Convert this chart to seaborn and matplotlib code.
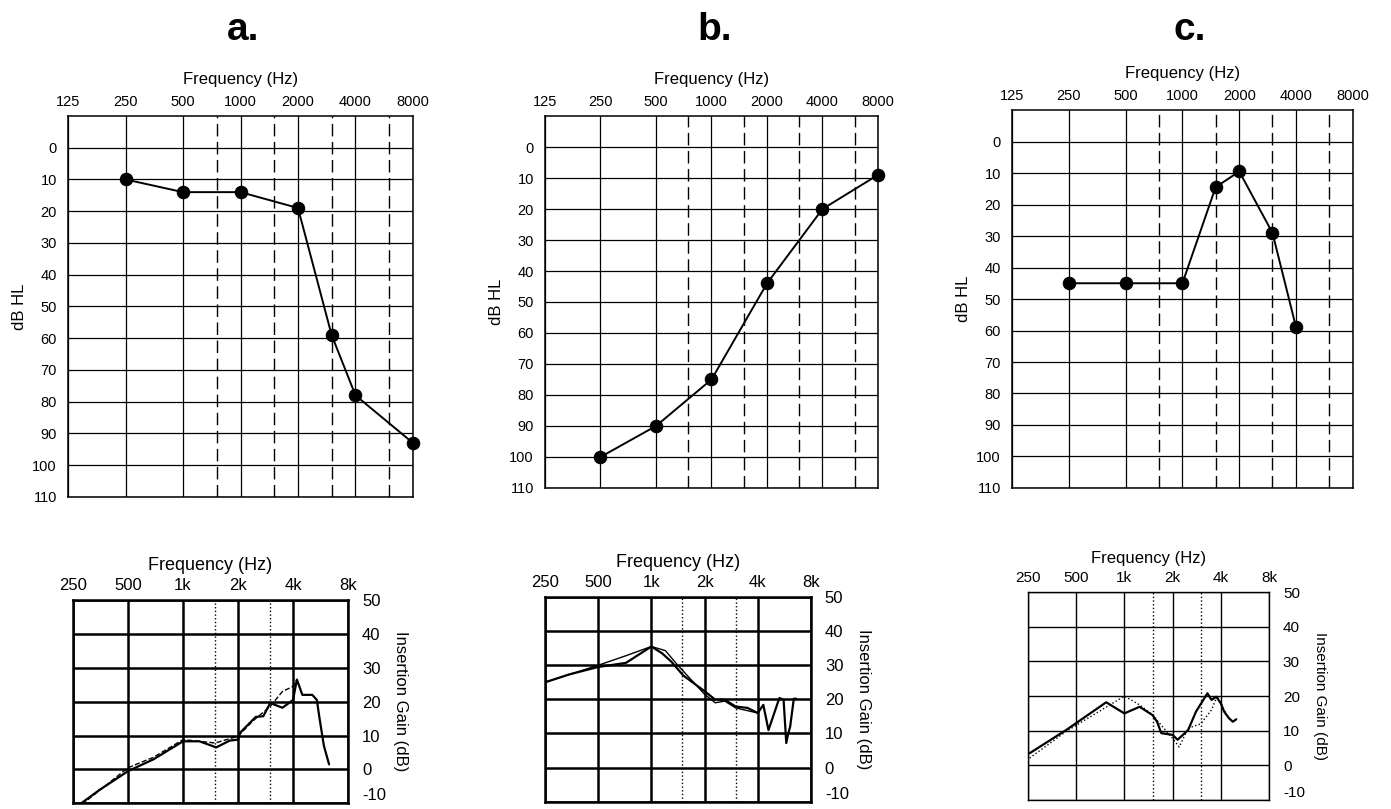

--

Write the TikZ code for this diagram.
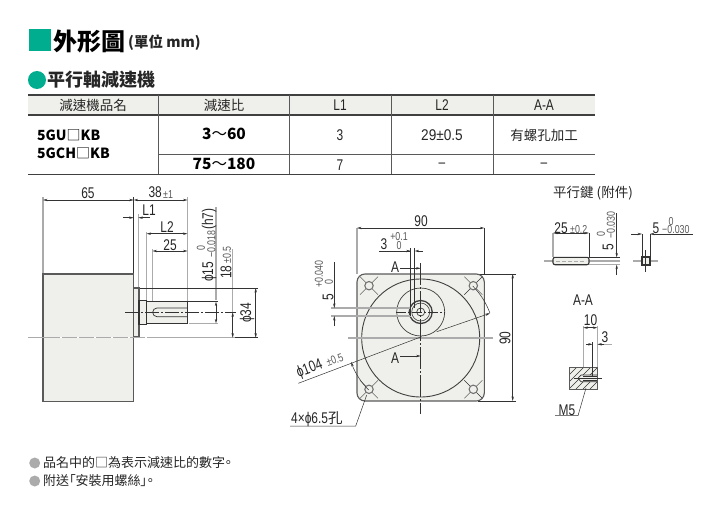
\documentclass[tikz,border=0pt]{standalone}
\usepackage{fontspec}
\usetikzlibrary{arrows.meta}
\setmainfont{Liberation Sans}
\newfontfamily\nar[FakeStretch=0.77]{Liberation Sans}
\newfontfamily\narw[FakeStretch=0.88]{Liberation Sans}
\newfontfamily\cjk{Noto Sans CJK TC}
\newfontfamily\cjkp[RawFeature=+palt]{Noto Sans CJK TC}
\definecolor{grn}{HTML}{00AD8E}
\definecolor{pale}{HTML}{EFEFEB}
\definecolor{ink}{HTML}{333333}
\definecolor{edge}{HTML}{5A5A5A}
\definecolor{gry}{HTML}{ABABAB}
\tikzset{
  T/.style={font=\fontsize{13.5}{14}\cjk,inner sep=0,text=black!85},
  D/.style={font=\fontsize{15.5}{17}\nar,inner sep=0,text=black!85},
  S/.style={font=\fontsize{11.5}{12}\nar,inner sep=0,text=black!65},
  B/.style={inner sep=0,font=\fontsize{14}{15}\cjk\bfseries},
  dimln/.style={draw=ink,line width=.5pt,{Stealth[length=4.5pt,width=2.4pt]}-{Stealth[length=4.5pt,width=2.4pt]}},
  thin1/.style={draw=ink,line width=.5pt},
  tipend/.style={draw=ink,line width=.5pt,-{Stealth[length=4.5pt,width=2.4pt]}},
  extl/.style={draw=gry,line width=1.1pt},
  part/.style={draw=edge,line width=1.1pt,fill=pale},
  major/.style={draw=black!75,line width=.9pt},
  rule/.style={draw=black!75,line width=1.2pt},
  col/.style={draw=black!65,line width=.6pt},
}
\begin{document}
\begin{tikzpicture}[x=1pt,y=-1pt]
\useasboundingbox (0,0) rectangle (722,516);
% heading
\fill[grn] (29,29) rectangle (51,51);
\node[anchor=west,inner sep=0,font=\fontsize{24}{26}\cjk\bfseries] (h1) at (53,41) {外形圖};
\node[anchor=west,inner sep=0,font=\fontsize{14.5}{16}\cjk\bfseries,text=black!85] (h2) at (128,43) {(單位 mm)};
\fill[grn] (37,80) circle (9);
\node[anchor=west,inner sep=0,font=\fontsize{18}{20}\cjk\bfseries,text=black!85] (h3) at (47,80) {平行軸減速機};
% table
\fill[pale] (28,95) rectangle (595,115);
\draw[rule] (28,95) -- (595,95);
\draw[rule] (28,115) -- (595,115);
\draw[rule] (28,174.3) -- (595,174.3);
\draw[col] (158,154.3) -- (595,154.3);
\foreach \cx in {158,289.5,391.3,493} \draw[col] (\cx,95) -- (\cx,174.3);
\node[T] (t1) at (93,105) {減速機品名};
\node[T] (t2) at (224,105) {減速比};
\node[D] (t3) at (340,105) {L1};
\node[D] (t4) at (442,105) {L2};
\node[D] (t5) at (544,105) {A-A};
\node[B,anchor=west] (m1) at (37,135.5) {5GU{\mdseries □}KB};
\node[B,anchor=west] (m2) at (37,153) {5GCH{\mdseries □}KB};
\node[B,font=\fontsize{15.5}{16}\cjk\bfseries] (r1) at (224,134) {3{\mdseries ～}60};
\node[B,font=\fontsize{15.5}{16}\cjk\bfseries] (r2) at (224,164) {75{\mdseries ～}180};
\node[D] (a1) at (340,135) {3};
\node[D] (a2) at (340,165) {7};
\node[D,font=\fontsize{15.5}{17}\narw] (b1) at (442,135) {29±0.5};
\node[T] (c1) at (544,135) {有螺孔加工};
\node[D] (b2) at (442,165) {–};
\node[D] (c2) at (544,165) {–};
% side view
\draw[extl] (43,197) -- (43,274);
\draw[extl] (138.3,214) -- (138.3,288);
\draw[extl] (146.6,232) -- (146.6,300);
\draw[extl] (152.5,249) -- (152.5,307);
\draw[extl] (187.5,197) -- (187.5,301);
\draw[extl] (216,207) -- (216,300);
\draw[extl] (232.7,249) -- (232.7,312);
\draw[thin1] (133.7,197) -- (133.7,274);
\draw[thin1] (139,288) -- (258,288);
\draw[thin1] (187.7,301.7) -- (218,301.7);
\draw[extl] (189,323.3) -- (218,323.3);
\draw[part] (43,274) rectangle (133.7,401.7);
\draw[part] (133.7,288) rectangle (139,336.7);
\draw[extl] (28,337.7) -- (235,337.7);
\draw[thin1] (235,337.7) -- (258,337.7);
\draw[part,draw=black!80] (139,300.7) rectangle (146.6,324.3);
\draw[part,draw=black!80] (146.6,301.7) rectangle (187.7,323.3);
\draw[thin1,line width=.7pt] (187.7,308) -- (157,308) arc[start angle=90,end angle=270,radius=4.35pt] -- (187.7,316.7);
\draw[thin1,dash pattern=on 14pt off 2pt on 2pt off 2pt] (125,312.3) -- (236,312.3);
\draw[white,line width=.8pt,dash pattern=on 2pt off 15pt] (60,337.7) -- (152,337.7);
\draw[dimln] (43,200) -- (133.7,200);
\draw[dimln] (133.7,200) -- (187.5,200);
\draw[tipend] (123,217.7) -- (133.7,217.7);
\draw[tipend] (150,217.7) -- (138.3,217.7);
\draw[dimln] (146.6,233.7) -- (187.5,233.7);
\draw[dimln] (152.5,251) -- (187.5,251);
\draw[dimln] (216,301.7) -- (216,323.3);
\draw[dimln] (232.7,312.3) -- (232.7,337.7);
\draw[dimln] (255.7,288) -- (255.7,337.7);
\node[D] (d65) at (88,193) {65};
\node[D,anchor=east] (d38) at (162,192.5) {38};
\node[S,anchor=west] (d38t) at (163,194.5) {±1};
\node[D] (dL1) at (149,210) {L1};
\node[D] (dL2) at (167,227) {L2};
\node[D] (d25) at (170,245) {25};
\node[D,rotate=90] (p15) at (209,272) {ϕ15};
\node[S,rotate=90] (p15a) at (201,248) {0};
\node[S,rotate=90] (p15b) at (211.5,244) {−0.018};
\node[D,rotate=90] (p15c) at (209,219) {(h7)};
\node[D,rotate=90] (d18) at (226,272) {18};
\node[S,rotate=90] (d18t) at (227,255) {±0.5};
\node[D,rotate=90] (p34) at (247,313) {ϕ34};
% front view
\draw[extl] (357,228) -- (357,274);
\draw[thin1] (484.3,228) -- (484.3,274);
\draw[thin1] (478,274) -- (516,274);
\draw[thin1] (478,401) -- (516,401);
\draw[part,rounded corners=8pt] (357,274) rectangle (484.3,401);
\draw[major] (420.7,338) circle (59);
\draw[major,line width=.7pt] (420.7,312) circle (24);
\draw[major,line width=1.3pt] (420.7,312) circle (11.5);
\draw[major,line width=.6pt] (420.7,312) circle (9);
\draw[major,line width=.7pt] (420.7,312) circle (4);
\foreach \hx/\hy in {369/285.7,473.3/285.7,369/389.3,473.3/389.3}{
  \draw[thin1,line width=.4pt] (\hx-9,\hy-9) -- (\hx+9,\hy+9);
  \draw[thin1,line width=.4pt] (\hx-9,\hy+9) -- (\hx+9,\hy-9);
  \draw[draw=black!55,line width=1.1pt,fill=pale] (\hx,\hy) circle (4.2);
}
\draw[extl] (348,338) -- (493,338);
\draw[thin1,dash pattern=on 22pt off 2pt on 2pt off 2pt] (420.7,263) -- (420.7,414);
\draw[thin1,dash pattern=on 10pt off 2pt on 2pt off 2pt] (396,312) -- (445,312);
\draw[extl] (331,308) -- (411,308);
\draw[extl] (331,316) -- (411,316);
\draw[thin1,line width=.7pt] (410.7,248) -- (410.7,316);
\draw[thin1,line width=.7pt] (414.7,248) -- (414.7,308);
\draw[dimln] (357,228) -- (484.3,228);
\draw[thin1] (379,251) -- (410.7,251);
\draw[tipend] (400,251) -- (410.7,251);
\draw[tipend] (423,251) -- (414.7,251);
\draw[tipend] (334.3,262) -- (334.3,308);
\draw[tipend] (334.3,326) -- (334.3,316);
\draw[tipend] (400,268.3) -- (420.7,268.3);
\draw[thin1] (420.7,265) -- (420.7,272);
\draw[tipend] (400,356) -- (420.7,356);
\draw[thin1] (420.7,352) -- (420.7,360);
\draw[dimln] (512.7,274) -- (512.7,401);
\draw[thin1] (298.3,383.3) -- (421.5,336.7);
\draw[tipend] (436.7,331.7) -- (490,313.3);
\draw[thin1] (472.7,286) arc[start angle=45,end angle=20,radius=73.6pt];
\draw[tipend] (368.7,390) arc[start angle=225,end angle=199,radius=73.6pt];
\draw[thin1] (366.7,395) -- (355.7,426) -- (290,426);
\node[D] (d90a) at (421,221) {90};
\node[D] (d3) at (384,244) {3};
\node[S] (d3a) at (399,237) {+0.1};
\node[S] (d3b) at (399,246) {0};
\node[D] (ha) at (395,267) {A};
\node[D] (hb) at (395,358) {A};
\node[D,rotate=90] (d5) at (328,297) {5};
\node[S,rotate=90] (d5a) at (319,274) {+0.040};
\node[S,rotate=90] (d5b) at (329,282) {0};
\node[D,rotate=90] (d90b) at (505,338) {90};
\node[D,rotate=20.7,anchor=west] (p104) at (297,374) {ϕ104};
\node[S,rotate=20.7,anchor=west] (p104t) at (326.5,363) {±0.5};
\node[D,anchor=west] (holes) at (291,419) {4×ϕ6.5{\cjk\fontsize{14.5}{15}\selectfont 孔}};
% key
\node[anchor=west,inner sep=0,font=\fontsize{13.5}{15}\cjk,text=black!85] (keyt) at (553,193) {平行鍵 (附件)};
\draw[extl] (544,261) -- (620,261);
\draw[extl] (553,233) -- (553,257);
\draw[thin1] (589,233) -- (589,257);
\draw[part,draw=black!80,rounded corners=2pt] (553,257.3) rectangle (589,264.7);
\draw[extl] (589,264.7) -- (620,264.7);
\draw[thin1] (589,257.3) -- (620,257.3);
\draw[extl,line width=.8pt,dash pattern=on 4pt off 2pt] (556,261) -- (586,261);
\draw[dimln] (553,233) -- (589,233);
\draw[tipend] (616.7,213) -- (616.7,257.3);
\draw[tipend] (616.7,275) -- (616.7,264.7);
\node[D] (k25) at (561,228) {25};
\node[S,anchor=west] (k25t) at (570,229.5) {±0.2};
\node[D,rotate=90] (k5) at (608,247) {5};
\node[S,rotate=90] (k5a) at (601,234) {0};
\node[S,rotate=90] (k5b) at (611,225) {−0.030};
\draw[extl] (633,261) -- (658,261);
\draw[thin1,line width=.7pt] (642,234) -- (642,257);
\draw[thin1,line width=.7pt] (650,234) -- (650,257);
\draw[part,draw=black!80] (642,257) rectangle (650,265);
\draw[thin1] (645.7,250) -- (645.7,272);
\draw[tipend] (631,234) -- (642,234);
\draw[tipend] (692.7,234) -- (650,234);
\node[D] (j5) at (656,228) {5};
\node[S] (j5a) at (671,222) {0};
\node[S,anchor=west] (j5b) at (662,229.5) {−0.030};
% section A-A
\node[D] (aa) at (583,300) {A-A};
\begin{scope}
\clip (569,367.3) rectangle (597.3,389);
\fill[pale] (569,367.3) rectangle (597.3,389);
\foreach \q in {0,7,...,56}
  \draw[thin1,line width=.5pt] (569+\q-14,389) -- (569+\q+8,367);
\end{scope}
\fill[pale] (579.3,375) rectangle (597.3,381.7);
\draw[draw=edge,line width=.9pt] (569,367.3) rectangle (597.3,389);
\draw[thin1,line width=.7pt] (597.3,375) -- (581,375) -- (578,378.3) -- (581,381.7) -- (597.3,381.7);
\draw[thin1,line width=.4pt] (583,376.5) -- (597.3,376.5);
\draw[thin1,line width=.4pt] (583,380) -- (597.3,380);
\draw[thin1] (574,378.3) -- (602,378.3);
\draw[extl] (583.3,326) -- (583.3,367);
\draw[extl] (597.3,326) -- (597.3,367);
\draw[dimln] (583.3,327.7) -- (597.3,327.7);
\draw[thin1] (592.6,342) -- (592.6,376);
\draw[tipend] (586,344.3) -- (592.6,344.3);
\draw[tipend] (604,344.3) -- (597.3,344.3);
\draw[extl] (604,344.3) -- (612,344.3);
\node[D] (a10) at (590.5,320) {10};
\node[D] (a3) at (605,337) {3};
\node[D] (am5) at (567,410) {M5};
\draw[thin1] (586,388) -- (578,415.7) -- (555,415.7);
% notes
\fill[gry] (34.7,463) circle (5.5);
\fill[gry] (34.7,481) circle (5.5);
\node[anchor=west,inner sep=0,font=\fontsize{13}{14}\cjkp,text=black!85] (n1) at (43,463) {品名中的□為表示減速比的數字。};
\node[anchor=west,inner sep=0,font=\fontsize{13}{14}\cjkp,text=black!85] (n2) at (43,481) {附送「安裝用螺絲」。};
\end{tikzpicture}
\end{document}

* * *

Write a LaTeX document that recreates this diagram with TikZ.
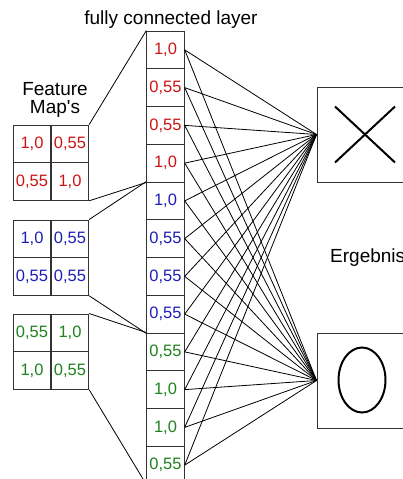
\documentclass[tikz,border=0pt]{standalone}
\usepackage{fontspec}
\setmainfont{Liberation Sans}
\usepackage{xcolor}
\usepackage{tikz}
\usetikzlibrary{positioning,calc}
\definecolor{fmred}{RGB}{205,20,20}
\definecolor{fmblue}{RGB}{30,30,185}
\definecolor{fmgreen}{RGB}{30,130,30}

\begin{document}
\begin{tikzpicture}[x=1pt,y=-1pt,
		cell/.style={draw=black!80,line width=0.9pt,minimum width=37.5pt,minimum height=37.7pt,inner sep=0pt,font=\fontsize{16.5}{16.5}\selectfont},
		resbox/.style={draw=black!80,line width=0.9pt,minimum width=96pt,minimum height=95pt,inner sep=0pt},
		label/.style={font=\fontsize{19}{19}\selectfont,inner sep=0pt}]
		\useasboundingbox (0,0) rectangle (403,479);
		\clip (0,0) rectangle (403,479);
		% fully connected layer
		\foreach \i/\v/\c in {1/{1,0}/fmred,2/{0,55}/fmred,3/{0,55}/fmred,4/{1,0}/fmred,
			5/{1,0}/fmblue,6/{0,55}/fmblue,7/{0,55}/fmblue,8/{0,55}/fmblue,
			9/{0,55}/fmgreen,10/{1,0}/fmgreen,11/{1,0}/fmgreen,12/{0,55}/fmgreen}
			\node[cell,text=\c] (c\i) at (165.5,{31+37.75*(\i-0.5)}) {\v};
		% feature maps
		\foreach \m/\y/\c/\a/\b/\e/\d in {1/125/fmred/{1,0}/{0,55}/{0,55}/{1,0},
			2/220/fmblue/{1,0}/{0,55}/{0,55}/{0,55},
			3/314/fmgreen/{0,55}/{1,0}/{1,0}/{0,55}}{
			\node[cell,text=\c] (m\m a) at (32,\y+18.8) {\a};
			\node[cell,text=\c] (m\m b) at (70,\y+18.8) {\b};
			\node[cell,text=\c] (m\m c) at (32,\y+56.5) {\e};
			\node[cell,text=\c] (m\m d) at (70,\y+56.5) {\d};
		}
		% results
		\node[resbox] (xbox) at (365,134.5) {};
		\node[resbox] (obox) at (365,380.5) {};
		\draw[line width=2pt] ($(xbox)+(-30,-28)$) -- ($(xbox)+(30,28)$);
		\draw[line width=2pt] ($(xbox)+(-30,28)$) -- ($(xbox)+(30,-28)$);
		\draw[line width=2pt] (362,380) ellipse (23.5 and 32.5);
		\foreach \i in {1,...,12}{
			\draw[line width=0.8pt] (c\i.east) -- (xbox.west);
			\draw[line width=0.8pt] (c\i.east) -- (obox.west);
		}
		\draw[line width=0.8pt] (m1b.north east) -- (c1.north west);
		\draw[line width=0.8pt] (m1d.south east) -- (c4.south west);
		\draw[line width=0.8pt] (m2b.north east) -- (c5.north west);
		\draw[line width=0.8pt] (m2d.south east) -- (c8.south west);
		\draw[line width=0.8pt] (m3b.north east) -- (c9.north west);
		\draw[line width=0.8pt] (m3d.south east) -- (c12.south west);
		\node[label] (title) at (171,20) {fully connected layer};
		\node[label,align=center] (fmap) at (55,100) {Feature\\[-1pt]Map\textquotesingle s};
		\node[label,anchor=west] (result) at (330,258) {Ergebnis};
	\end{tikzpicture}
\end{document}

• [Goal]:
Going through the data, tally the lines containing "diagram" and report only the result.

• [The output]:
2